Set exercise –
Give again exactly the lines that run from the start of the records to the line holding "2021, 2021, 2021];", both ends counted. Do not include the pictures.

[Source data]
☆ ☆ ☆ ☆

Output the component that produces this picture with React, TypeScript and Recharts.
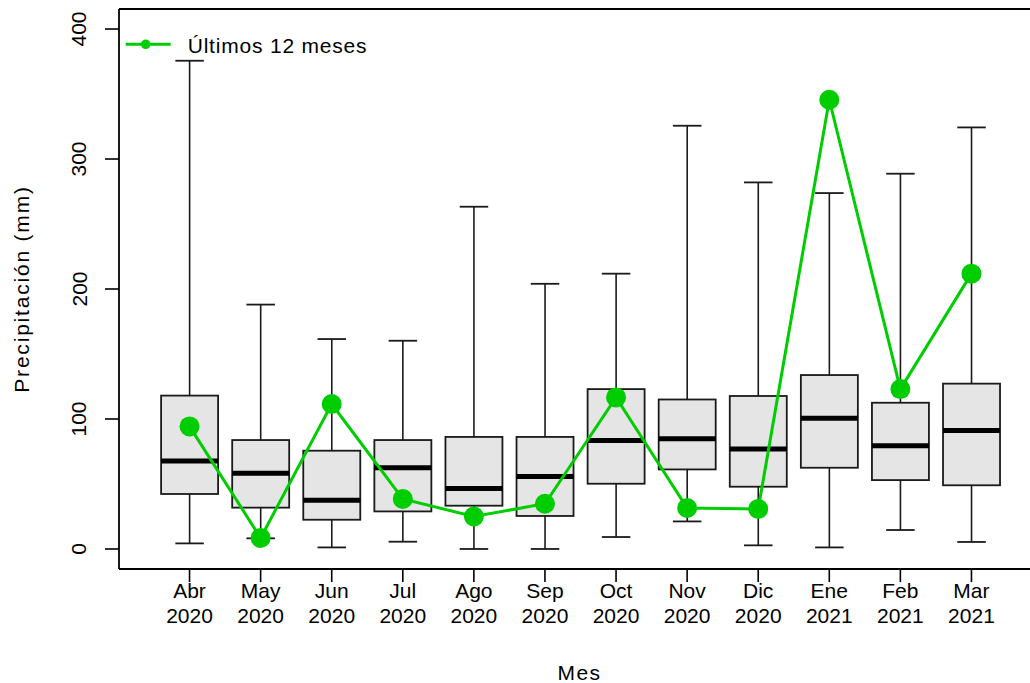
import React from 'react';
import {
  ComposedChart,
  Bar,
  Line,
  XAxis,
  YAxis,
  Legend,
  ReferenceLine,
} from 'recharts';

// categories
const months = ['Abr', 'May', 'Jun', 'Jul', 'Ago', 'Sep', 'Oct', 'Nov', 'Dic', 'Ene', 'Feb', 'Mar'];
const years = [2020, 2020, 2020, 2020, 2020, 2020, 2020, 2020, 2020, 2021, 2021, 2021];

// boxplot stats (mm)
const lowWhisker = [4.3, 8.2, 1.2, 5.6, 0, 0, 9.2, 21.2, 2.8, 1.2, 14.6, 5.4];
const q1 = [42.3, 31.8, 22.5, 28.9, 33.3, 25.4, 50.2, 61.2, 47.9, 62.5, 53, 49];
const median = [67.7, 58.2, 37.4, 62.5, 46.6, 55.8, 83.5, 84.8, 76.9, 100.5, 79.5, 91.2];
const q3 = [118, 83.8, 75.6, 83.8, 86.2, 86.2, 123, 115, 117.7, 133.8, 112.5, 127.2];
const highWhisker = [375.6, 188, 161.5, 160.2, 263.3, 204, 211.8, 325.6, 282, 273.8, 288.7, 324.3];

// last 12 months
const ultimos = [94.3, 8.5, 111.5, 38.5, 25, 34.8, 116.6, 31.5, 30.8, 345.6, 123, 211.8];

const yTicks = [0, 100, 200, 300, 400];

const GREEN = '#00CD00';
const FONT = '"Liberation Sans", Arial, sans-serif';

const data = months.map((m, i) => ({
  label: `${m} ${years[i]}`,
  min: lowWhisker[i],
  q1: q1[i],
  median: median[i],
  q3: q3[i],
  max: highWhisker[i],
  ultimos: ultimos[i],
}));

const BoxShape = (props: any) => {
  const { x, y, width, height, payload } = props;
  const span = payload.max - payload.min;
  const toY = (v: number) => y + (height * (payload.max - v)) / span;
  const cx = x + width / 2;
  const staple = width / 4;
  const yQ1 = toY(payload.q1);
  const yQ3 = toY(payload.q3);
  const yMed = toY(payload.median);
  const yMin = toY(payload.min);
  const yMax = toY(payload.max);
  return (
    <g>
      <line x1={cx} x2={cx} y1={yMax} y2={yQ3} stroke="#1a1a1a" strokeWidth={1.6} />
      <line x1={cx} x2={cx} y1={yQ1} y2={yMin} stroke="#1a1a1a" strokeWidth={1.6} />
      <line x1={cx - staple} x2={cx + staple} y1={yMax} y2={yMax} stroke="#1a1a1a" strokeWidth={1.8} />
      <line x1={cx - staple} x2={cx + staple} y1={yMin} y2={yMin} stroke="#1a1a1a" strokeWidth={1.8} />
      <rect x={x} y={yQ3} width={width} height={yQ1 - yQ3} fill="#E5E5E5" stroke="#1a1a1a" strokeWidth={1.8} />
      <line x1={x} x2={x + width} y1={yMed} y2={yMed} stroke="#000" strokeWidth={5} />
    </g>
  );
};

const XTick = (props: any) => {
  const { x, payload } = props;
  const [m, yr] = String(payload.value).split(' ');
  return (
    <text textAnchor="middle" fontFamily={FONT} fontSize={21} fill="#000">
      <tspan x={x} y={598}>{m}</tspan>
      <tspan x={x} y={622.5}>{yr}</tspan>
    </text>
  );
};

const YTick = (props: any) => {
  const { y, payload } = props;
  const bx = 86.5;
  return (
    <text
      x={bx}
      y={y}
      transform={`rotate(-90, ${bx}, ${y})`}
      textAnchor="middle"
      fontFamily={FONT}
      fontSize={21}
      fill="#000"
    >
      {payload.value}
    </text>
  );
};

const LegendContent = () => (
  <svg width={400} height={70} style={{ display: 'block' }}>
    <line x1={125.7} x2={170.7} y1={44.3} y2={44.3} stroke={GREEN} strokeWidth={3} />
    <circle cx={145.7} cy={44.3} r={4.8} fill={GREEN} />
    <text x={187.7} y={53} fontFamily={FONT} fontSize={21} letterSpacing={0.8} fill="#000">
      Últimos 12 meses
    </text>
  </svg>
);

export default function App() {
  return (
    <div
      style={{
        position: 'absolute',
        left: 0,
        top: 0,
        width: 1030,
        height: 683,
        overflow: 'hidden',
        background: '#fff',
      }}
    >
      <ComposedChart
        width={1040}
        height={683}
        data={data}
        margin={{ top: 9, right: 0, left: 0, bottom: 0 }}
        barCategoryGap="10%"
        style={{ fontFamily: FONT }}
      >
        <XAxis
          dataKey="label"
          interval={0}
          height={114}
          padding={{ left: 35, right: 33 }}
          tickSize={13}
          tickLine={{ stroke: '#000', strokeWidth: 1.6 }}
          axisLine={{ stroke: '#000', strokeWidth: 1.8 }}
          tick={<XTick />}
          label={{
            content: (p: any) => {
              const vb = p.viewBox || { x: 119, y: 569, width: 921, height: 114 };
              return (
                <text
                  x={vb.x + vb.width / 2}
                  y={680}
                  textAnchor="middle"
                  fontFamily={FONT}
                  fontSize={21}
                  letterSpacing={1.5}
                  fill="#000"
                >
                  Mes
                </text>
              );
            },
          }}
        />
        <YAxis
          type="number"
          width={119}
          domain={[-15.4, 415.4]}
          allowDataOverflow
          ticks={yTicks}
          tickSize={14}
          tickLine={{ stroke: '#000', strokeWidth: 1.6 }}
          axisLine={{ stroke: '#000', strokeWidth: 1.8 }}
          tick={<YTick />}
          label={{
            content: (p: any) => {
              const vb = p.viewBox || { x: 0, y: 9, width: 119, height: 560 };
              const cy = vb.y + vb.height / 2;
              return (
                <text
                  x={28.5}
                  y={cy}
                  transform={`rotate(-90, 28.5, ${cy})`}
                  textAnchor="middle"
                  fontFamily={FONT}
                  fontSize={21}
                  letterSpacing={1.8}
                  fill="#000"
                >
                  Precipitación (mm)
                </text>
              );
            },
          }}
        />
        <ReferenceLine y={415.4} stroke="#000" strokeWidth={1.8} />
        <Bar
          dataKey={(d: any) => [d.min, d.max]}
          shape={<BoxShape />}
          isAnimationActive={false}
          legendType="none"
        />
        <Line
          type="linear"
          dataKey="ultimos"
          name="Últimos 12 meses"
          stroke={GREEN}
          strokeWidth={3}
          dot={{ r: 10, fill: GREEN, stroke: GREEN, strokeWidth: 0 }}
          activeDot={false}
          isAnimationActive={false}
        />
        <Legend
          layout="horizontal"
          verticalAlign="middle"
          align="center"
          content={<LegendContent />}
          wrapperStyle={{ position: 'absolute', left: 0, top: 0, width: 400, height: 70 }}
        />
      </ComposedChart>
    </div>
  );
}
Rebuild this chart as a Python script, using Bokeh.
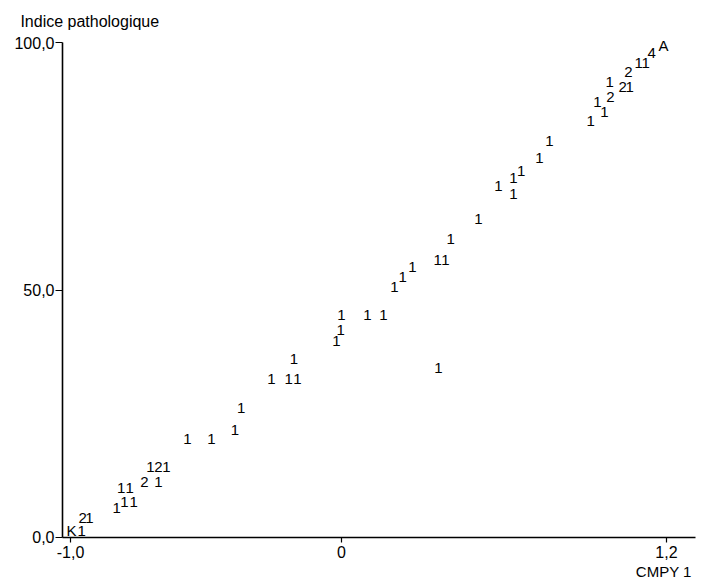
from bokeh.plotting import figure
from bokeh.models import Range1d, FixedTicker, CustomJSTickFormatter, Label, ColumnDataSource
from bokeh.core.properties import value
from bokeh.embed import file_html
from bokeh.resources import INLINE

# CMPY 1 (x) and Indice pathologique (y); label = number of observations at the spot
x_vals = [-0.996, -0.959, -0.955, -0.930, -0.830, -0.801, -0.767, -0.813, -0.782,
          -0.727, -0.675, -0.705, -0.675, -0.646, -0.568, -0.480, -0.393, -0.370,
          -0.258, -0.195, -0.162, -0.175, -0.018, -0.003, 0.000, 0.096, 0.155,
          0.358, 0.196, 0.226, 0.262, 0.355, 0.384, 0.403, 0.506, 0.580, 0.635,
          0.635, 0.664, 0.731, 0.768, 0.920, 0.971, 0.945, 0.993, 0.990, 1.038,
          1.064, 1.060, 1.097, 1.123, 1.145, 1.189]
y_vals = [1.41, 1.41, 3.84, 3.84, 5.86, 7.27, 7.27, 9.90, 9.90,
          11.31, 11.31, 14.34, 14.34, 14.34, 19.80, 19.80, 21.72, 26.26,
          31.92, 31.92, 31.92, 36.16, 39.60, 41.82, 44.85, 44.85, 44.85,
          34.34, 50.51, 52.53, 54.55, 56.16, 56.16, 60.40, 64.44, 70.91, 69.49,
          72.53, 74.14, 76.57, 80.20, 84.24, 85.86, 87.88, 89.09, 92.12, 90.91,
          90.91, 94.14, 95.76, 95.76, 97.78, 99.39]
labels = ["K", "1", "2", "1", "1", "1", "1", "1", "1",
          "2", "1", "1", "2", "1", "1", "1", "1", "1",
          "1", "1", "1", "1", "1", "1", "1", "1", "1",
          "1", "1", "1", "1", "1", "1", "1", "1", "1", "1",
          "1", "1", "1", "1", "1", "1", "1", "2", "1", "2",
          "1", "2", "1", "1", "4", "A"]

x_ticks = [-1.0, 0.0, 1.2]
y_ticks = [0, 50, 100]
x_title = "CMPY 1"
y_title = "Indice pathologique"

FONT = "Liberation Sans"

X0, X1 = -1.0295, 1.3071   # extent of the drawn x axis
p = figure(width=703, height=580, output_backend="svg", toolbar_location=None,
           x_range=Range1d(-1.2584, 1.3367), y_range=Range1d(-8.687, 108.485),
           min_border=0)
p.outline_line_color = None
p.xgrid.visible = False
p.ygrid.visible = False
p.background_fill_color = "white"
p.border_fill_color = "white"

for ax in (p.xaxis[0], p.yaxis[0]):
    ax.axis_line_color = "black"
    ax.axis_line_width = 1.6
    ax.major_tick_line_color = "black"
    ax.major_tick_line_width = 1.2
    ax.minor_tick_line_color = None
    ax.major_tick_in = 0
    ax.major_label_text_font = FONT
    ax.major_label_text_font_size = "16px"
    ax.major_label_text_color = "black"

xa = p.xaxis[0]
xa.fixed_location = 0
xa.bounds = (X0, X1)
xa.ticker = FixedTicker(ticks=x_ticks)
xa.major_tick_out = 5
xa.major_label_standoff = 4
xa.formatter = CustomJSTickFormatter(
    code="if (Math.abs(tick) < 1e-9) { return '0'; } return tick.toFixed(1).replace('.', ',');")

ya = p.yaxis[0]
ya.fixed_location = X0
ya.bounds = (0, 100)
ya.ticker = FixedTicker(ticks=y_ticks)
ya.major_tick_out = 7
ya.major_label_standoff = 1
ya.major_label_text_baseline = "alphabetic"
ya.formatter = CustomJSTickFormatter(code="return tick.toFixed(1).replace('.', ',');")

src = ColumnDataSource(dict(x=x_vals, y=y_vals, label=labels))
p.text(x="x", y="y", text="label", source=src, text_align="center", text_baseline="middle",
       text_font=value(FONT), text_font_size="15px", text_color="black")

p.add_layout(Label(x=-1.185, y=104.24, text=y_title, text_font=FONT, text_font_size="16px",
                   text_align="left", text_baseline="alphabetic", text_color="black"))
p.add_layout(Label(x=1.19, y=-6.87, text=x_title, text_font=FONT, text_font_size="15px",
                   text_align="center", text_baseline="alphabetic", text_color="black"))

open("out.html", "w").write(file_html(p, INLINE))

☆ ☆ ☆ ☆

Response to the exercise –
Output the component that produces this picture with React, TypeScript and Recharts.
import React from 'react';
import {
  ComposedChart,
  Bar,
  Line,
  XAxis,
  YAxis,
  Legend,
  ReferenceLine,
} from 'recharts';

// categories
const months = ['Abr', 'May', 'Jun', 'Jul', 'Ago', 'Sep', 'Oct', 'Nov', 'Dic', 'Ene', 'Feb', 'Mar'];
const years = [2020, 2020, 2020, 2020, 2020, 2020, 2020, 2020, 2020, 2021, 2021, 2021];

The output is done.